On November 14 a telefilm of a different kind will screened. (DD 2, 10:30 p.m.) It presents the lifetime of Prabhupada, the founder of the worldwide institution - Hare Rama Hare Krishna. Don't groan. It is about Prabhupada the person and not a long drawn spiel about the mission and its guru.

Filmed by Gaurav Seth (no he isn't a sanyasin) whose debut film The Art Of Dying was selected for this year's Bombay International Film Festival is a must viewing for it's fresh treatment considering the subject which does not allow for dramatizing while avoiding the propaganda angle at the same time.

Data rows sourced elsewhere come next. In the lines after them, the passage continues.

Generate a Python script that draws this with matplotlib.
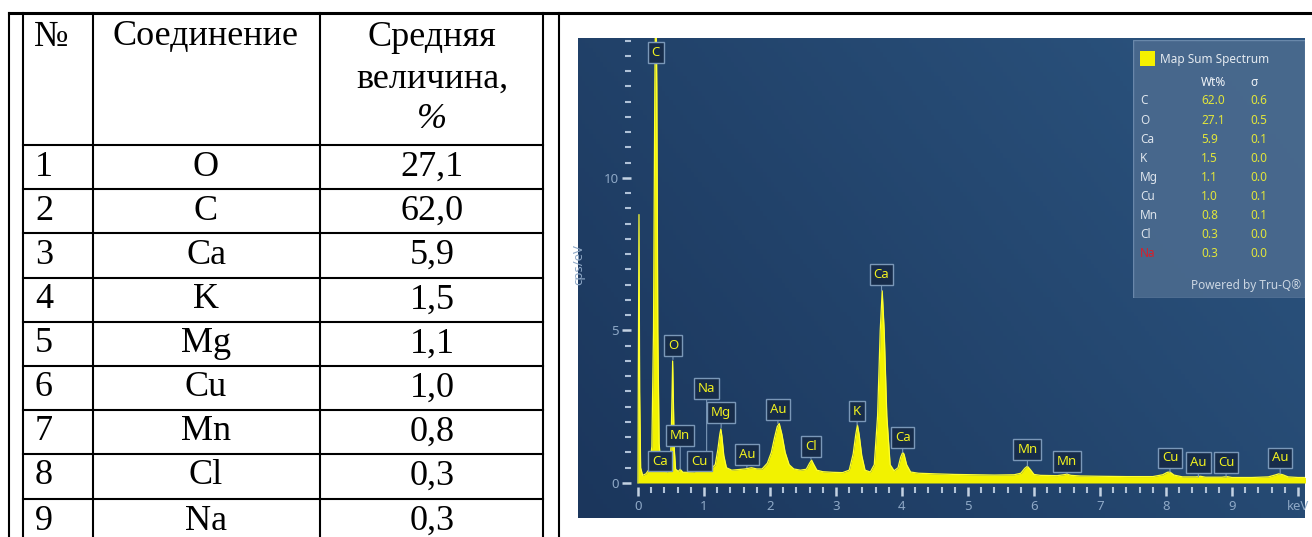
import numpy as np
import matplotlib.pyplot as plt
from matplotlib.patches import Rectangle

# --- таблица ---
row_num = ['1', '2', '3', '4', '5', '6', '7', '8', '9']
compounds = ['O', 'C', 'Ca', 'K', 'Mg', 'Cu', 'Mn', 'Cl', 'Na']
mean_vals = ['27,1', '62,0', '5,9', '1,5', '1,1', '1,0', '0,8', '0,3', '0,3']

# --- спектр (keV, cps/eV) ---
energy = [0.00, 0.005, 0.015, 0.025, 0.04, 0.07, 0.12, 0.17, 0.21, 0.235, 0.255, 0.27, 0.285, 0.30,
          0.32, 0.345, 0.37, 0.40, 0.44, 0.48, 0.50, 0.515, 0.525, 0.535, 0.55, 0.57, 0.61, 0.64,
          0.68, 0.75, 0.84, 0.93, 0.98, 1.04, 1.10, 1.17, 1.21, 1.24, 1.255, 1.27, 1.30, 1.34,
          1.42, 1.52, 1.62, 1.72, 1.80, 1.88, 1.96, 2.02, 2.07, 2.11, 2.14, 2.18, 2.23, 2.29,
          2.36, 2.46, 2.55, 2.60, 2.63, 2.66, 2.71, 2.80, 2.95, 3.10, 3.20, 3.26, 3.30, 3.325,
          3.35, 3.39, 3.44, 3.52, 3.58, 3.63, 3.67, 3.70, 3.73, 3.77, 3.82, 3.88, 3.94, 3.98,
          4.01, 4.03, 4.07, 4.13, 4.25, 4.50, 4.80, 5.10, 5.40, 5.70, 5.80, 5.86, 5.90, 5.94,
          6.00, 6.10, 6.35, 6.45, 6.50, 6.56, 6.70, 7.00, 7.40, 7.80, 7.95, 8.02, 8.06, 8.12,
          8.25, 8.45, 8.52, 8.60, 8.85, 8.92, 9.00, 9.30, 9.55, 9.65, 9.71, 9.77, 9.85, 10.0, 10.2]
counts = [0.0, 3.5, 8.8, 3.0, 0.5, 0.25, 0.3, 0.45, 1.2, 5.0, 13.0, 16.5, 13.0, 5.0,
          1.3, 0.6, 0.55, 0.38, 0.35, 0.45, 1.2, 2.8, 4.0, 2.8, 1.1, 0.45, 0.38, 0.45,
          0.35, 0.35, 0.36, 0.42, 0.4, 0.45, 0.45, 0.6, 1.1, 1.6, 1.77, 1.55, 0.9, 0.5,
          0.42, 0.44, 0.46, 0.5, 0.46, 0.46, 0.65, 1.0, 1.5, 1.85, 1.95, 1.6, 1.0, 0.6,
          0.46, 0.42, 0.45, 0.65, 0.75, 0.62, 0.42, 0.37, 0.35, 0.34, 0.42, 0.95, 1.6, 1.9,
          1.6, 0.9, 0.42, 0.36, 0.6, 2.2, 5.0, 6.3, 5.0, 2.2, 0.6, 0.4, 0.5, 0.85,
          1.0, 0.95, 0.6, 0.36, 0.32, 0.3, 0.28, 0.27, 0.26, 0.27, 0.32, 0.48, 0.55, 0.45,
          0.28, 0.25, 0.24, 0.27, 0.29, 0.25, 0.23, 0.22, 0.21, 0.21, 0.27, 0.35, 0.36, 0.26,
          0.2, 0.2, 0.22, 0.19, 0.19, 0.21, 0.18, 0.18, 0.2, 0.26, 0.3, 0.27, 0.2, 0.18, 0.18]

# метки пиков: энергия, положение рамки, куда указывает
peak_names = ['C', 'O', 'Na', 'Mg', 'Mn', 'Ca', 'Cu', 'Au', 'Au', 'Cl', 'K', 'Ca', 'Ca',
              'Mn', 'Mn', 'Cu', 'Au', 'Cu', 'Au']
peak_e = [0.27, 0.53, 1.04, 1.26, 0.64, 0.33, 0.93, 1.65, 2.12, 2.62, 3.32, 3.69, 4.01,
          5.90, 6.50, 8.06, 8.49, 8.91, 9.73]
peak_box = [14.1, 4.5, 3.1, 2.3, 1.55, 0.72, 0.72, 0.92, 2.4, 1.2, 2.36, 6.85, 1.5,
            1.1, 0.7, 0.82, 0.66, 0.66, 0.82]
peak_tip = [14.1, 4.05, 0.45, 1.8, 0.45, 0.5, 0.4, 0.5, 1.95, 0.78, 1.9, 6.3, 1.0,
            0.55, 0.3, 0.36, 0.2, 0.2, 0.3]

# легенда
leg_elems = ['C', 'O', 'Ca', 'K', 'Mg', 'Cu', 'Mn', 'Cl', 'Na']
leg_wt = ['62.0', '27.1', '5.9', '1.5', '1.1', '1.0', '0.8', '0.3', '0.3']
leg_sigma = ['0.6', '0.5', '0.1', '0.0', '0.0', '0.1', '0.1', '0.0', '0.0']

W, H = 1312, 537


def rect(x0, y0, x1, y1):
    return [x0 / W, 1 - y1 / H, (x1 - x0) / W, (y1 - y0) / H]


fig = plt.figure(figsize=(W / 100, H / 100), dpi=100)
fig.patch.set_facecolor('white')

# ---- таблица слева ----
tab = fig.add_axes([0, 0, 1, 1])
tab.set_xlim(0, W)
tab.set_ylim(H, 0)
tab.axis('off')
lw = 1.5
tab.plot([9, W], [13, 13], color='black', lw=2.2)
for x in [9, 23, 93, 320, 543, 559]:
    tab.plot([x, x], [13, H], color='black', lw=lw)
row_lines = [145, 189, 233, 278, 322, 366, 410, 454, 499]
for y in row_lines:
    tab.plot([23, 543], [y, y], color='black', lw=lw)

serif = 'Liberation Serif'
fs = 26
tab.text(34, 37, '№', fontsize=fs, family=serif, ha='left', va='center')
tab.text(206, 37, 'Соединение', fontsize=fs, family=serif, ha='center', va='center')
tab.text(432, 37, 'Средняя', fontsize=fs, family=serif, ha='center', va='center')
tab.text(432, 79, 'величина,', fontsize=fs, family=serif, ha='center', va='center')
tab.text(432, 120, '%', fontsize=fs, family=serif, style='italic', ha='center', va='center')
for i in range(len(row_num)):
    yc = row_lines[i] + 22
    tab.text(35, yc, row_num[i], fontsize=fs, family=serif, ha='left', va='center')
    tab.text(206, yc, compounds[i], fontsize=fs, family=serif, ha='center', va='center')
    tab.text(432, yc, mean_vals[i], fontsize=fs, family=serif, ha='center', va='center')

# ---- фон спектра ----
box = rect(578, 38, 1305, 518)
bg = fig.add_axes(box)
gx, gy = np.meshgrid(np.linspace(0, 1, 200), np.linspace(1, 0, 100))
t = np.clip(0.65 * gx + 0.35 * gy, 0, 1)[..., None]
dark = np.array([0x1b, 0x36, 0x5c]) / 255
light = np.array([0x2c, 0x55, 0x80]) / 255
bg.imshow(dark + (light - dark) * t, aspect='auto', extent=[0, 1, 0, 1])
bg.axis('off')

# ---- спектр ----
sans = 'Noto Sans'
ax = fig.add_axes(box)
ax.patch.set_alpha(0)
ax.set_xlim(-0.909, 10.106)
ax.set_ylim(-1.148, 14.59)
ax.fill_between(energy, counts, 0, color='#f2f200', lw=0)
ax.plot(energy, counts, color='#ffff30', lw=0.9)

for s in ['top', 'right']:
    ax.spines[s].set_visible(False)
ax.spines['bottom'].set_position(('data', -0.13))
ax.spines['left'].set_position(('data', -0.106))
ax.spines['bottom'].set_color('none')
ax.spines['left'].set_color('none')

ax.set_xticks(range(11))
ax.set_xticklabels([str(i) for i in range(10)] + ['keV'])
ax.set_xticks(np.arange(0, 10.01, 0.2), minor=True)
ax.set_yticks([0, 5, 10])
ax.set_yticks(np.arange(0, 14.6, 0.5), minor=True)
ax.tick_params(which='major', direction='out', length=6.5, width=1.8, color='#c4d2e2',
               labelsize=9.5, labelcolor='#8ea8c6')
ax.tick_params(axis='x', which='major', pad=3)
ax.tick_params(axis='y', which='major', pad=2)
ax.tick_params(which='minor', direction='out', length=4, width=1.5, color='#b0c2d8')
for lab in ax.get_xticklabels() + ax.get_yticklabels():
    lab.set_family(sans)
ax.set_ylabel('cps/eV', fontsize=9.5, color='#8ea8c6', family=sans)
ax.yaxis.set_label_coords(0.01, 0.527)

for name, e, yb, yt in zip(peak_names, peak_e, peak_box, peak_tip):
    ax.annotate(name, xy=(e, yt), xytext=(e, yb), ha='center', va='center',
                fontsize=9.5, color='#f0f020', family=sans,
                bbox=dict(boxstyle='square,pad=0.3', fc='#172c4a', ec='#7b98b8', lw=1.0),
                arrowprops=dict(arrowstyle='-', color='#7b98b8', lw=0.8, shrinkA=0, shrinkB=0))

# ---- легенда ----
lg = fig.add_axes(rect(1133, 40, 1305, 298))
lg.set_xlim(1133, 1305)
lg.set_ylim(298, 40)
lg.axis('off')
lg.add_patch(Rectangle((1133, 40), 172, 258, fc='#4a6a8e', ec='#6e8cae', lw=1.0, alpha=0.92))
lg.add_patch(Rectangle((1140, 51), 15, 15, fc='#f5f000', ec='none'))
lfs = 8.5
lg.text(1160, 59, 'Map Sum Spectrum', fontsize=lfs, color='#e4eaf0', family=sans, va='center')
lg.text(1201, 82, 'Wt%', fontsize=lfs, color='#f0f4f8', family=sans, weight='bold', va='center')
lg.text(1250, 82, 'σ', fontsize=lfs, color='#f0f4f8', family=sans, weight='bold', va='center')
for i in range(len(leg_elems)):
    y = 101 + 19.1 * i
    c = '#d8202a' if leg_elems[i] == 'Na' else '#dde4ec'
    lg.text(1140, y, leg_elems[i], fontsize=lfs, color=c, family=sans, va='center')
    lg.text(1201, y, leg_wt[i], fontsize=lfs, color='#e2e63a', family=sans, va='center')
    lg.text(1250, y, leg_sigma[i], fontsize=lfs, color='#e2e63a', family=sans, va='center')
lg.text(1301, 285, 'Powered by Tru-Q®', fontsize=lfs, color='#cbd6e2', family=sans,
        ha='right', va='center')

fig.savefig('out.png', dpi=100)
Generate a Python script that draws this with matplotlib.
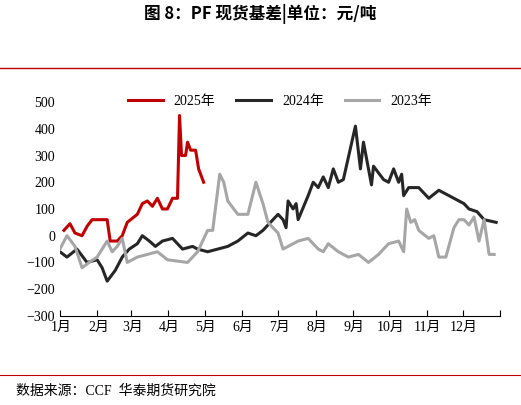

Seth, trained at the Russian Federation State Institute of Cinematography treats the film in a unique style of his own. The film traces the life and time of Prabhupada but nowhere does the film get laudatory and sermonizing. In fact it is a genre of documentary film making where the whole story is narrated, events recreated, emotions revealed, all without using any central character or protagonist. The film focuses on his life in India and ends with his departure to the west. Strangely, this gives the impression that the guru never returned to India which is not true. Though the institution is flourishing in the west and has a considerable following there, Prabhupada did return to India to take Samadhi. All along the viewer gets an insight of a span of seventy years which is done convincingly with the use of extremely old structures and sepia tone. Specifically the sequence depicting the Hindu-Muslim riots of 1909 shot with SteadyCam are memorable. So are the sequences which depict Calcutta nearly a hundred years ago.

Ask him about it and the 27-year-old Seth quips,"It was more of a challenge recreating that period while depicting Calcutta. Our production team went crazy looking for that vintage car you see in the foreground. Just when we convinced ourselves that we could do without it, that vintage car you see in the film just happened to pass by!" God sent, hmm?